#### [SOURCE EXCERPT]
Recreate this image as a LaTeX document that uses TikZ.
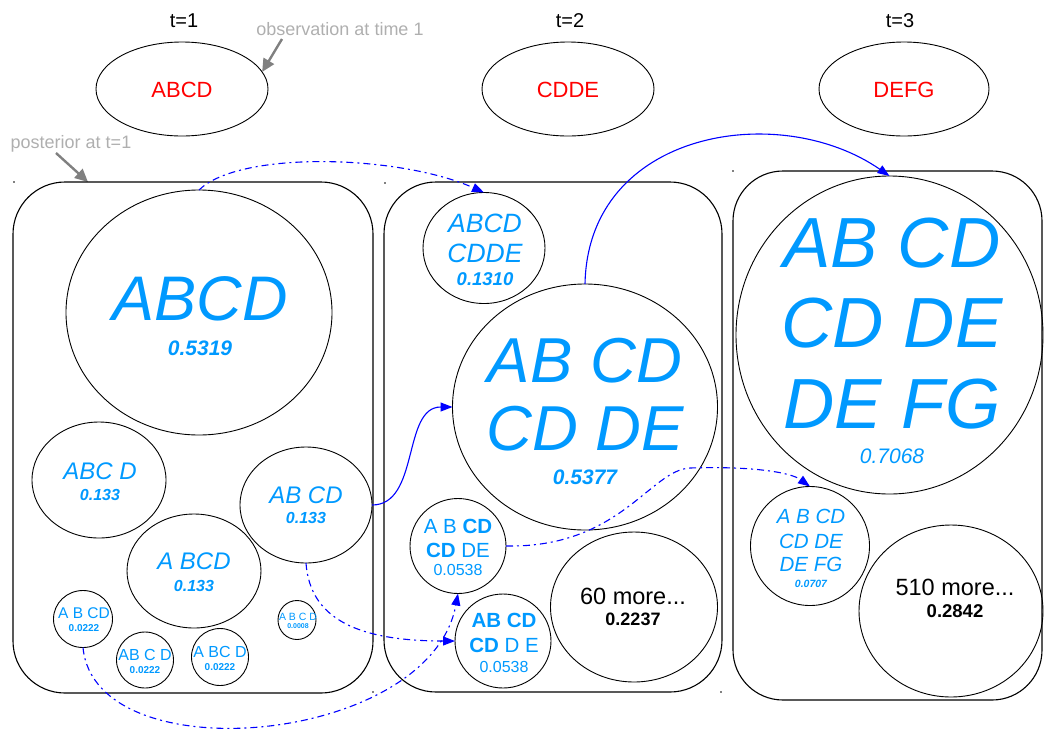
\documentclass[tikz,border=0pt]{standalone}
\usepackage{fontspec}
\setmainfont{Liberation Sans}
\usetikzlibrary{shapes.geometric,arrows.meta}
\definecolor{txtblue}{RGB}{0,153,255}
\definecolor{linkblue}{RGB}{0,0,255}
\definecolor{obsred}{RGB}{255,0,0}
\definecolor{notegray}{RGB}{175,175,175}
\definecolor{arrowgray}{RGB}{128,128,128}
\newcommand\fz[1]{\fontsize{#1pt}{#1pt}\selectfont}
\begin{document}
\begin{tikzpicture}[x=1pt,y=-1pt,
  bub/.style={draw=black, line width=0.9pt, ellipse, inner sep=0pt, outer sep=0pt},
  pbox/.style={draw=black, line width=1.1pt, rectangle, rounded corners=52pt, inner sep=0pt, outer sep=0pt},
  lbl/.style={anchor=base, inner sep=0pt, outer sep=0pt, text=txtblue},
  blk/.style={anchor=base, inner sep=0pt, outer sep=0pt, text=black},
  note/.style={anchor=base, inner sep=0pt, text=notegray, font=\fz{18}},
  grayarrow/.style={draw=arrowgray, line width=2.4pt, -{Triangle[length=13pt,width=12pt]}},
  linksolid/.style={draw=linkblue, line width=1.1pt, -{Triangle[length=12pt,width=9pt]}},
  linkdash/.style={linksolid, dash pattern=on 7pt off 4pt on 2pt off 4pt}
]
\useasboundingbox (0,0) rectangle (1044,729);

% time labels and observations
\node[blk, font=\fz{20}] (tl1) at (184,27) {t=1};
\node[blk, font=\fz{20}] (tl2) at (570,27) {t=2};
\node[blk, font=\fz{20}] (tl3) at (900,27) {t=3};
\node[bub, minimum width=172pt, minimum height=94pt] (e1) at (182,89) {};
\node[bub, minimum width=172pt, minimum height=94pt] (e2) at (568,89) {};
\node[bub, minimum width=170pt, minimum height=94pt] (e3) at (904,89) {};
\node[anchor=base, inner sep=0pt, text=obsred, font=\fz{22}] (o1) at (182,97) {ABCD};
\node[anchor=base, inner sep=0pt, text=obsred, font=\fz{22}] (o2) at (568,97) {CDDE};
\node[anchor=base, inner sep=0pt, text=obsred, font=\fz{22}] (o3) at (904,97) {DEFG};

% notes
\node[note] (nobs) at (340,35) {observation at time 1};
\node[note] (npost) at (71,148) {posterior at t=1};
\coordinate (nobsA) at (282,39);
\coordinate (npostA) at (56,153);
\coordinate (npostB) at (88,182);
\draw[grayarrow] (nobsA) -- (e1.12);
\draw[grayarrow] (npostA) -- (npostB);

% boxes
\node[pbox, minimum width=360pt, minimum height=511pt] (box1) at (193,437.5) {};
\node[pbox, minimum width=338pt, minimum height=510pt] (box2) at (553,437) {};
\node[pbox, minimum width=309pt, minimum height=529pt, rounded corners=50pt] (box3) at (887.5,435.5) {};

% tiny corner dots
\fill (14,182) circle (0.8pt);
\fill (373,692) circle (0.8pt);
\fill (385,183) circle (0.8pt);
\fill (721,692) circle (0.8pt);
\fill (733,171) circle (0.8pt);

% box 1 bubbles
\node[bub, minimum width=266pt, minimum height=245pt] (c1) at (199,312.5) {};
\node[bub, minimum width=134pt, minimum height=116pt] (c2) at (99,480) {};
\node[bub, minimum width=132pt, minimum height=116pt] (c3) at (306,505) {};
\node[bub, minimum width=134pt, minimum height=114pt] (c4) at (194,571) {};
\node[bub, minimum width=59pt, minimum height=57pt] (c5) at (83,619) {};
\node[bub, minimum width=57pt, minimum height=56pt] (c6) at (145,660) {};
\node[bub, minimum width=57pt, minimum height=57pt] (c7) at (220,657) {};
\node[bub, minimum width=38pt, minimum height=39pt] (c8) at (297,620) {};

\node[lbl, font=\fz{63}\itshape] (c1a) at (200,320) {ABCD};
\node[lbl, font=\fz{21}\bfseries\itshape] (c1b) at (200,355) {0.5319};
\node[lbl, font=\fz{24}\itshape] (c2a) at (100,479) {ABC D};
\node[lbl, font=\fz{16}\bfseries\itshape] (c2b) at (100,500) {0.133};
\node[lbl, font=\fz{24}\itshape] (c3a) at (306,503) {AB CD};
\node[lbl, font=\fz{16}\bfseries\itshape] (c3b) at (306,523) {0.133};
\node[lbl, font=\fz{24}\itshape] (c4a) at (194,569) {A BCD};
\node[lbl, font=\fz{16}\bfseries\itshape] (c4b) at (194,591) {0.133};
\node[lbl, font=\fz{15.5}] (c5a) at (84,618) {A B CD};
\node[lbl, font=\fz{10}\bfseries] (c5b) at (84,631) {0.0222};
\node[lbl, font=\fz{16}] (c6a) at (145,660) {AB C D};
\node[lbl, font=\fz{10}\bfseries] (c6b) at (145,673) {0.0222};
\node[lbl, font=\fz{16}] (c7a) at (220,657) {A BC D};
\node[lbl, font=\fz{10}\bfseries] (c7b) at (220,670) {0.0222};
\node[lbl, font=\fz{10.5}] (c8a) at (298,620) {A B C D};
\node[lbl, font=\fz{7}\bfseries] (c8b) at (298,628) {0.0008};

% box 2 bubbles
\node[bub, minimum width=122pt, minimum height=111pt] (d1) at (484,248) {};
\node[bub, minimum width=265pt, minimum height=246pt] (d2) at (585,407) {};
\node[bub, minimum width=96pt, minimum height=95pt] (d3) at (458,546) {};
\node[bub, minimum width=96pt, minimum height=94pt] (d4) at (503,641) {};
\node[bub, minimum width=167pt, minimum height=150pt] (d5) at (634,607) {};

\node[lbl, font=\fz{26.5}\itshape] (d1a) at (485,232) {ABCD};
\node[lbl, font=\fz{26.5}\itshape] (d1b) at (485,262) {CDDE};
\node[lbl, font=\fz{18.5}\bfseries\itshape] (d1c) at (485,285) {0.1310};
\node[lbl, font=\fz{63.5}\itshape] (d2a) at (585,382) {AB CD};
\node[lbl, font=\fz{63.5}\itshape] (d2b) at (585,450) {CD DE};
\node[lbl, font=\fz{21}\bfseries\itshape] (d2c) at (585,484) {0.5377};
\node[lbl, font=\fz{20.5}] (d3a) at (458,533) {A B \textbf{CD}};
\node[lbl, font=\fz{20.5}] (d3b) at (458,557) {\textbf{CD} DE};
\node[lbl, font=\fz{16}] (d3c) at (458,575) {0.0538};
\node[lbl, font=\fz{20.5}] (d4a) at (504,627) {\textbf{AB CD}};
\node[lbl, font=\fz{20.5}] (d4b) at (504,652) {\textbf{CD} D E};
\node[lbl, font=\fz{16}] (d4c) at (504,672) {0.0538};
\node[blk, font=\fz{23.5}] (d5a) at (633,604) {60 more...};
\node[blk, font=\fz{18}\bfseries] (d5b) at (633,625) {0.2237};

% box 3 bubbles
\node[bub, minimum width=307pt, minimum height=318pt] (f1) at (889.5,335) {};
\node[bub, minimum width=119pt, minimum height=119pt] (f2) at (810,546) {};
\node[bub, minimum width=184pt, minimum height=172pt] (f3) at (951,611) {};

\node[lbl, font=\fz{71}\itshape] (f1a) at (892,267) {AB CD};
\node[lbl, font=\fz{71}\itshape] (f1b) at (892,347) {CD DE};
\node[lbl, font=\fz{71}\itshape] (f1c) at (892,428) {DE FG};
\node[lbl, font=\fz{21}\itshape] (f1d) at (892,463) {0.7068};
\node[lbl, font=\fz{20.5}\itshape] (f2a) at (811,523) {A B CD};
\node[lbl, font=\fz{20.5}\itshape] (f2b) at (811,548) {CD DE};
\node[lbl, font=\fz{20.5}\itshape] (f2c) at (811,571) {DE FG};
\node[lbl, font=\fz{10.5}\bfseries\itshape] (f2d) at (811,587) {0.0707};
\node[blk, font=\fz{23.5}] (f3a) at (955,595) {510 more...};
\node[blk, font=\fz{18.5}\bfseries] (f3b) at (955,617) {0.2842};

% connectors
\draw[linkdash] (c1.north) .. controls (240,150) and (400,155) .. (d1.north);
\draw[linksolid] (c3.east) .. controls (420,505) and (402,407) .. (d2.west);
\draw[linksolid] (d2.north) .. controls (588,130) and (780,100) .. (f1.north);
\draw[linkdash] (c3.south) .. controls (310,620) and (360,641) .. (d4.west);
\draw[linkdash] (c5.south) .. controls (95,775) and (430,745) .. (d3.south);
\coordinate (m6) at (690,468);
\draw[linkdash] (d3.east) .. controls (620,548) and (650,470) .. (m6) .. controls (750,466) and (790,472) .. (f2.north);
\end{tikzpicture}
\end{document}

#### [WHAT YOU HAVE TO DO]
Only the lines from the start of the material through the line containing "(0,0) rectangle (1044,729);" should be transcribed. Pictures stay out.

#### [SOLUTION TO THIS EXERCISE]
Recreate this image as a LaTeX document that uses TikZ.
\documentclass[tikz,border=0pt]{standalone}
\usepackage{fontspec}
\setmainfont{Liberation Sans}
\usetikzlibrary{shapes.geometric,arrows.meta}
\definecolor{txtblue}{RGB}{0,153,255}
\definecolor{linkblue}{RGB}{0,0,255}
\definecolor{obsred}{RGB}{255,0,0}
\definecolor{notegray}{RGB}{175,175,175}
\definecolor{arrowgray}{RGB}{128,128,128}
\newcommand\fz[1]{\fontsize{#1pt}{#1pt}\selectfont}
\begin{document}
\begin{tikzpicture}[x=1pt,y=-1pt,
  bub/.style={draw=black, line width=0.9pt, ellipse, inner sep=0pt, outer sep=0pt},
  pbox/.style={draw=black, line width=1.1pt, rectangle, rounded corners=52pt, inner sep=0pt, outer sep=0pt},
  lbl/.style={anchor=base, inner sep=0pt, outer sep=0pt, text=txtblue},
  blk/.style={anchor=base, inner sep=0pt, outer sep=0pt, text=black},
  note/.style={anchor=base, inner sep=0pt, text=notegray, font=\fz{18}},
  grayarrow/.style={draw=arrowgray, line width=2.4pt, -{Triangle[length=13pt,width=12pt]}},
  linksolid/.style={draw=linkblue, line width=1.1pt, -{Triangle[length=12pt,width=9pt]}},
  linkdash/.style={linksolid, dash pattern=on 7pt off 4pt on 2pt off 4pt}
]
\useasboundingbox (0,0) rectangle (1044,729);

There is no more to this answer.